Saved entries
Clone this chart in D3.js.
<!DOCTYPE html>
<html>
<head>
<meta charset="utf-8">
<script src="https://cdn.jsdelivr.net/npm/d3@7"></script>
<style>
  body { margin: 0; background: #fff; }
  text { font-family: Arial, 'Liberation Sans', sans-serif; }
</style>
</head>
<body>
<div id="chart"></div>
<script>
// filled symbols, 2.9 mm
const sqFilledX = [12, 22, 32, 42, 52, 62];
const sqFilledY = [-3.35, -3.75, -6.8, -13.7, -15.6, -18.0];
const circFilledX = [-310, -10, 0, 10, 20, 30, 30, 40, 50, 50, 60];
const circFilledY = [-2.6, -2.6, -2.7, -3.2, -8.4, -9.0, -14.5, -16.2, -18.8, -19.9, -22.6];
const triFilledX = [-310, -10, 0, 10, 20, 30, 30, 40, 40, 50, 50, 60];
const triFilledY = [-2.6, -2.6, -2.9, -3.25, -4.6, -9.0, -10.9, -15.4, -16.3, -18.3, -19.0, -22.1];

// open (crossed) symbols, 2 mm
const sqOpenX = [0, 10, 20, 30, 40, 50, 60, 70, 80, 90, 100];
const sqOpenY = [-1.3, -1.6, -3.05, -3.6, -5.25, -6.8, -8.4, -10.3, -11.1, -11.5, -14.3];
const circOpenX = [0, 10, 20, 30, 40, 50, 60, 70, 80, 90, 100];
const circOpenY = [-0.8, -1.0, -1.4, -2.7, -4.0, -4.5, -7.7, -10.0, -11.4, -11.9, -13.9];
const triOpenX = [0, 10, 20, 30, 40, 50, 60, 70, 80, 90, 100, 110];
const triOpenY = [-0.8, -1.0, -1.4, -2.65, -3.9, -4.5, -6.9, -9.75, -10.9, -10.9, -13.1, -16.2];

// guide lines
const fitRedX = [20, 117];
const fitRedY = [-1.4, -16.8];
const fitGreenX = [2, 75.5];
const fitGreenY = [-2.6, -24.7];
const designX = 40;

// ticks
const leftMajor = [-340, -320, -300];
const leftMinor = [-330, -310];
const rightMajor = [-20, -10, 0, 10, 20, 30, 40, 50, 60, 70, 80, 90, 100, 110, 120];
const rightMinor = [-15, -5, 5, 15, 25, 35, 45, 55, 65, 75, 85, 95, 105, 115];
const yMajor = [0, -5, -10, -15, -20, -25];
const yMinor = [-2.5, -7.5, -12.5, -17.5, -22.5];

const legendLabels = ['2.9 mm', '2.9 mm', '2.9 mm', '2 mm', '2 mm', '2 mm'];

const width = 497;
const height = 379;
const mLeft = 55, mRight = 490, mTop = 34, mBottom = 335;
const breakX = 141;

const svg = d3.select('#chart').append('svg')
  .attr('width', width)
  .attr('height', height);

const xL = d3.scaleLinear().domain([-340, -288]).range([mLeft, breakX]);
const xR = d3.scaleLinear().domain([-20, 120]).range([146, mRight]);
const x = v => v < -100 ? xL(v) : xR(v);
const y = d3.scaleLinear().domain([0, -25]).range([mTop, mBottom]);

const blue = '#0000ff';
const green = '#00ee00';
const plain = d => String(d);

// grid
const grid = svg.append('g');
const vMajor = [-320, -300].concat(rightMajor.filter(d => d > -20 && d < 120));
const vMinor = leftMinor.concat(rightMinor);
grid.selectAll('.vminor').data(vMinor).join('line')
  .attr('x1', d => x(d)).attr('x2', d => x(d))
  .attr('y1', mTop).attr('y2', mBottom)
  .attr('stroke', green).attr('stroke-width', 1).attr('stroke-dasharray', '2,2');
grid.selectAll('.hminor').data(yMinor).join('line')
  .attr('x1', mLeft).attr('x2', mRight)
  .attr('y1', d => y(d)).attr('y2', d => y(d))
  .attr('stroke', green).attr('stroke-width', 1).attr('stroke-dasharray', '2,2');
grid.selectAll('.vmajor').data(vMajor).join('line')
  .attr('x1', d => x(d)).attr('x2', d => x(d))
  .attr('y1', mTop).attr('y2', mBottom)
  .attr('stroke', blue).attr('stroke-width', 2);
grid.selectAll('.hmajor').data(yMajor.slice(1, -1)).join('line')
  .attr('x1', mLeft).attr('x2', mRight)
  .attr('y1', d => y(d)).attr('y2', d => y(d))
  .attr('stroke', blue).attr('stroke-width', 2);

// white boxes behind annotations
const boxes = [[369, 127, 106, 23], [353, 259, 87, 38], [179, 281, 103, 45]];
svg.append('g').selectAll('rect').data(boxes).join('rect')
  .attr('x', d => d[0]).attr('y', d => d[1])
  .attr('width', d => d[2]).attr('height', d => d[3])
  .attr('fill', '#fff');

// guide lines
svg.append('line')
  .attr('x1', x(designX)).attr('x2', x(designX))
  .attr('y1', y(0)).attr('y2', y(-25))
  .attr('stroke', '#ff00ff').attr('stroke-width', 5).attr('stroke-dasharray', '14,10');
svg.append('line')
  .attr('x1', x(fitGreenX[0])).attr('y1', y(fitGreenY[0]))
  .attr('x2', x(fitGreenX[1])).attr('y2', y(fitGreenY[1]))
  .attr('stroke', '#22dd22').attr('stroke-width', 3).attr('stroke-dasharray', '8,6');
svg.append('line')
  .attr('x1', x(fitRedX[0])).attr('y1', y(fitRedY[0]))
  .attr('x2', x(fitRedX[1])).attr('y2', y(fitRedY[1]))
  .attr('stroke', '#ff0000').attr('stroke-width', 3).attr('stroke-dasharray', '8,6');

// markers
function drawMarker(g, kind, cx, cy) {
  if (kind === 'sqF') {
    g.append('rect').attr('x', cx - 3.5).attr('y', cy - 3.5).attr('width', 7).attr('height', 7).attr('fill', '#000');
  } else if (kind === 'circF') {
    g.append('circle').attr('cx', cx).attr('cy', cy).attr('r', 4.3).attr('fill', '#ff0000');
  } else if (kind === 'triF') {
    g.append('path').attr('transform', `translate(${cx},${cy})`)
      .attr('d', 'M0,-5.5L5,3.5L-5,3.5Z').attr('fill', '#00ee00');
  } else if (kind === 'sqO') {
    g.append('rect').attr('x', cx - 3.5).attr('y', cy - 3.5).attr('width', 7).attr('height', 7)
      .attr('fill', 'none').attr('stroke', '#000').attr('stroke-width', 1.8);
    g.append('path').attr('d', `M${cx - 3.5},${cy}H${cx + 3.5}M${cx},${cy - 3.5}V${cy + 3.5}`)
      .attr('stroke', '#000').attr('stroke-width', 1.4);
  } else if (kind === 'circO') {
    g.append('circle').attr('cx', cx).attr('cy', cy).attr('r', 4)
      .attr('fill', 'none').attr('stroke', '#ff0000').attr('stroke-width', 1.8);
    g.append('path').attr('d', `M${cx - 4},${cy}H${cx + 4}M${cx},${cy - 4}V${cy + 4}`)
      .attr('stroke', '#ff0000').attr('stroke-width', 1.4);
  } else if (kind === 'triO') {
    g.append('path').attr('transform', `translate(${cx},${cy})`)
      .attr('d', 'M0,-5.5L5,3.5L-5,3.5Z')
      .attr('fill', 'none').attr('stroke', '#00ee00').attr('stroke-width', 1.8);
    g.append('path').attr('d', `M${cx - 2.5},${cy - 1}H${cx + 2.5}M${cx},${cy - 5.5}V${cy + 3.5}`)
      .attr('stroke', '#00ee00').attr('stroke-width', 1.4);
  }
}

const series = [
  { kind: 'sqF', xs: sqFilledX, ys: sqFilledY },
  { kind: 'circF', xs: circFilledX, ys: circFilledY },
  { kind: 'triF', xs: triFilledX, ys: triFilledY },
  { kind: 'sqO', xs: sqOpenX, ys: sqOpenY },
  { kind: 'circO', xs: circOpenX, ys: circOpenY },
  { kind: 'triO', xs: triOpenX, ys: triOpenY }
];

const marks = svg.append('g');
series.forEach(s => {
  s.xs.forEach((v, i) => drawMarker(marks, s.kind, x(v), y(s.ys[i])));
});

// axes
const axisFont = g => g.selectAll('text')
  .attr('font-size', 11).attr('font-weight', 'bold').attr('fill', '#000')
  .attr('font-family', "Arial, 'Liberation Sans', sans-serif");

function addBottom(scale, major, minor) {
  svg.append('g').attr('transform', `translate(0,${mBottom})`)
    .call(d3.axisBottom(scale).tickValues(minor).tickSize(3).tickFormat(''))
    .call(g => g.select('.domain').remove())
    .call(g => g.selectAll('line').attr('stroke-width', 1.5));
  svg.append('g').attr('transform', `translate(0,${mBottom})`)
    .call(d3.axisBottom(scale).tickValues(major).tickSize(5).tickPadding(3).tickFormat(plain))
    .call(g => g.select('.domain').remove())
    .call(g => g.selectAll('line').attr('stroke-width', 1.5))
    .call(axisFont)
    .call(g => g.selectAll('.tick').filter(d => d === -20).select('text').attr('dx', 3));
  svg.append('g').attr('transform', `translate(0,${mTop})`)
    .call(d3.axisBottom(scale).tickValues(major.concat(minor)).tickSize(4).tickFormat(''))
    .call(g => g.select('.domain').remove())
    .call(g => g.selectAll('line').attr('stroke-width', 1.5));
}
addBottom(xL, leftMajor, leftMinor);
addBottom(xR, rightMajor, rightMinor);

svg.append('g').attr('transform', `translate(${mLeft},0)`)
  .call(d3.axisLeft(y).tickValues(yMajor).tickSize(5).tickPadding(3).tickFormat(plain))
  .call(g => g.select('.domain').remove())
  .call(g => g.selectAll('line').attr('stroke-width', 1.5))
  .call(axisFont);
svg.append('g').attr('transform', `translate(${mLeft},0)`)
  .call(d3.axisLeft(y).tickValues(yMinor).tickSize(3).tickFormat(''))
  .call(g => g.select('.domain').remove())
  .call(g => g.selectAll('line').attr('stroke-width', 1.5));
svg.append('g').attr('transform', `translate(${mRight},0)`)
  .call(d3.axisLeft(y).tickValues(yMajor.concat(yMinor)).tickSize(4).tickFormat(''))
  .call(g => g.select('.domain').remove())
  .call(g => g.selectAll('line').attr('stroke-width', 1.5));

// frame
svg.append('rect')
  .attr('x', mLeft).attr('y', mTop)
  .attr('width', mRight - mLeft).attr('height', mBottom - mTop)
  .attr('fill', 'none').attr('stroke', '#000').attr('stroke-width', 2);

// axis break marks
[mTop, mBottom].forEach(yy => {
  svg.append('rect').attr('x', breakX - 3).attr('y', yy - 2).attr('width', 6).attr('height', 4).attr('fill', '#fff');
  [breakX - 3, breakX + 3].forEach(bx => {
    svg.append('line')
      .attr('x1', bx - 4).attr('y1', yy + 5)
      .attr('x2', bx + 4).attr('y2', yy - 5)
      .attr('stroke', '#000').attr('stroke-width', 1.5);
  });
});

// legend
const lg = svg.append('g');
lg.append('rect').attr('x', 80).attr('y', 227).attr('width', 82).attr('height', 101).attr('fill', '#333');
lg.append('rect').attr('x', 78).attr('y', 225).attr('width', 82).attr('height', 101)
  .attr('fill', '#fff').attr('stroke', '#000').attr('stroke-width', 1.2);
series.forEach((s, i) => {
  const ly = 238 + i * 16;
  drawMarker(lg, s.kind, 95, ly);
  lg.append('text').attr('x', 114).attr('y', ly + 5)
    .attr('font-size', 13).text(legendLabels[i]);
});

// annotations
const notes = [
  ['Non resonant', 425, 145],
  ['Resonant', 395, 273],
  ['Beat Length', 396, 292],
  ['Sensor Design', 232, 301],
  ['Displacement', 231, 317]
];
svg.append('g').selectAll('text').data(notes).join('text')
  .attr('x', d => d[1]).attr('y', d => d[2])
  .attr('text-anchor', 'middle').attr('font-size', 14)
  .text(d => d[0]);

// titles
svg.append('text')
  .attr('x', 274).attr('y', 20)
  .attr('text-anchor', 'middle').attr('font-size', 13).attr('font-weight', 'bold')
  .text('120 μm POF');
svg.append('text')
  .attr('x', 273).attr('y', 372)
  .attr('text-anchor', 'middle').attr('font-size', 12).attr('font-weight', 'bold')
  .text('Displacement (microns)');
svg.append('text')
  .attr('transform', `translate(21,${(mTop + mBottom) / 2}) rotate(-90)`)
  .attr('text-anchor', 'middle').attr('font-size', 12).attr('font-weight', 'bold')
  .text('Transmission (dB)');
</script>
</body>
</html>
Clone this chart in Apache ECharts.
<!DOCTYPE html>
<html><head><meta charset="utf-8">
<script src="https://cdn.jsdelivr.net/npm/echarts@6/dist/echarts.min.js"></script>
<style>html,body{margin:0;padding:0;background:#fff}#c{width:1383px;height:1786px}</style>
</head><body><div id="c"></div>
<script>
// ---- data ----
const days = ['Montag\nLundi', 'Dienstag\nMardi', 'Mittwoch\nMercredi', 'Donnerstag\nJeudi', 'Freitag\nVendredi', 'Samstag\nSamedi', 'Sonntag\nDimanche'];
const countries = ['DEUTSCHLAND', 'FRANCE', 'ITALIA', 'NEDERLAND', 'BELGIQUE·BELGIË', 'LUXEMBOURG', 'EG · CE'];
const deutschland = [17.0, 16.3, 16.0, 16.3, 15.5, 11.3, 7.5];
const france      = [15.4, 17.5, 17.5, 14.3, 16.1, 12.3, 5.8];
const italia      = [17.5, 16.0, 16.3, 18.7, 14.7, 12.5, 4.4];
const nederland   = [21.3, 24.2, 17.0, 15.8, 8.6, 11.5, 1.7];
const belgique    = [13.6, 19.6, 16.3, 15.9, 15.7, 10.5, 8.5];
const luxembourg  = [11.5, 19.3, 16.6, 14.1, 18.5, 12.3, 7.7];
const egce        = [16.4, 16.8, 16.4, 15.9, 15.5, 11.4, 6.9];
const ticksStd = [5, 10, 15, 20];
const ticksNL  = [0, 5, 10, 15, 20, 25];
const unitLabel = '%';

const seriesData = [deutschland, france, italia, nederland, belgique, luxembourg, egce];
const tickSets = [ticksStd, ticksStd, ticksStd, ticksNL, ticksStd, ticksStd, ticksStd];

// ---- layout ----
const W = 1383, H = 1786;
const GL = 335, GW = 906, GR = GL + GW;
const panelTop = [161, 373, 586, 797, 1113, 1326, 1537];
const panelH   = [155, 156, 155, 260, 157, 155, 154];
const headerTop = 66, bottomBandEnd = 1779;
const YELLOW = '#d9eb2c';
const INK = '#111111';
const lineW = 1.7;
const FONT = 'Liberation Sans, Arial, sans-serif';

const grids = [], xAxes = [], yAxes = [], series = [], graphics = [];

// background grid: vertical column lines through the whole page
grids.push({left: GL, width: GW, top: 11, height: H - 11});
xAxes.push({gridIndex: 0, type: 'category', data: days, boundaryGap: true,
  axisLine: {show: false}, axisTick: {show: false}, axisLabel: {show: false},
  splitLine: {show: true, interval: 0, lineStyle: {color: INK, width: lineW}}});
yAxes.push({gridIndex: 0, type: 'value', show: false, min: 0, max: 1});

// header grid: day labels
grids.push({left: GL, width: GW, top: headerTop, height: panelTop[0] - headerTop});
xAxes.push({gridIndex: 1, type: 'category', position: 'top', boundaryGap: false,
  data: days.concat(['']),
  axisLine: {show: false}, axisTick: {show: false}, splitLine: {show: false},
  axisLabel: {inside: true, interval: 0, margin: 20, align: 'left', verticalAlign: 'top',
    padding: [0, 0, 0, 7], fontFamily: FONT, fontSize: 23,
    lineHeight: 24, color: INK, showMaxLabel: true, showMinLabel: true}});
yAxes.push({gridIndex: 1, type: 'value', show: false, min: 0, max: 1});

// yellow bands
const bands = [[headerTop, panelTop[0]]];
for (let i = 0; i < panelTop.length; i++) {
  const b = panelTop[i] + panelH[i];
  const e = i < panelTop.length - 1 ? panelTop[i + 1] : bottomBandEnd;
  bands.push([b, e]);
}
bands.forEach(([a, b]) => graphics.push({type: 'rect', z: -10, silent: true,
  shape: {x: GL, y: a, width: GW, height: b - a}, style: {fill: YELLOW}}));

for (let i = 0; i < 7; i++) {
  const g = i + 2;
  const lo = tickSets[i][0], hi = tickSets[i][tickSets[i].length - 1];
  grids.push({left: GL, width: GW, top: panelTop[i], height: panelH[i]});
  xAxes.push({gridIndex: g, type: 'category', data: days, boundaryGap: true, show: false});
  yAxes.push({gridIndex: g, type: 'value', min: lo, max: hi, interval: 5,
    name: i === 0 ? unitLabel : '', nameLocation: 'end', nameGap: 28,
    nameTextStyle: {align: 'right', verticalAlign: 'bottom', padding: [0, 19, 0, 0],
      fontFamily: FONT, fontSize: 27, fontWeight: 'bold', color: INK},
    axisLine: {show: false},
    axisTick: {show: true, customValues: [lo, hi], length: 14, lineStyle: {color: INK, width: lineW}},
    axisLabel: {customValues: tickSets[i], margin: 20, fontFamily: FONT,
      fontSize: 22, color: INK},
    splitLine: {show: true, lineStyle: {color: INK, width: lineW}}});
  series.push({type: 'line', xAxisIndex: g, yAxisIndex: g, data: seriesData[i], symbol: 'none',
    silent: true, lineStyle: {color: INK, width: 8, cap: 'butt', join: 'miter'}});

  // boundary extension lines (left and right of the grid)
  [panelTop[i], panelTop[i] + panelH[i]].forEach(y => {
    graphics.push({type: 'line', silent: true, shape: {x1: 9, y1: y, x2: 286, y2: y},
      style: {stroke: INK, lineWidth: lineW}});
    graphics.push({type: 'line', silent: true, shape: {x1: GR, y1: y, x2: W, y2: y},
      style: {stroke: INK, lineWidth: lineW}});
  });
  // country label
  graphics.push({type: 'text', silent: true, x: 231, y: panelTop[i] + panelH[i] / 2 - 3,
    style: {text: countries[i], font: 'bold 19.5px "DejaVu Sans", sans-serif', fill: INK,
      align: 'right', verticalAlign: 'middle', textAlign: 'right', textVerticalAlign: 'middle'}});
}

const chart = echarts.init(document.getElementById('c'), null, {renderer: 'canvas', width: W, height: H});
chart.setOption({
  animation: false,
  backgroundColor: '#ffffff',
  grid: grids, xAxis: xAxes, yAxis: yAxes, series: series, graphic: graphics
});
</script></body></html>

[Work instructions]
Give the count of lines in the data above that hold the string "this", with no additional words.

[Exercise answer]
2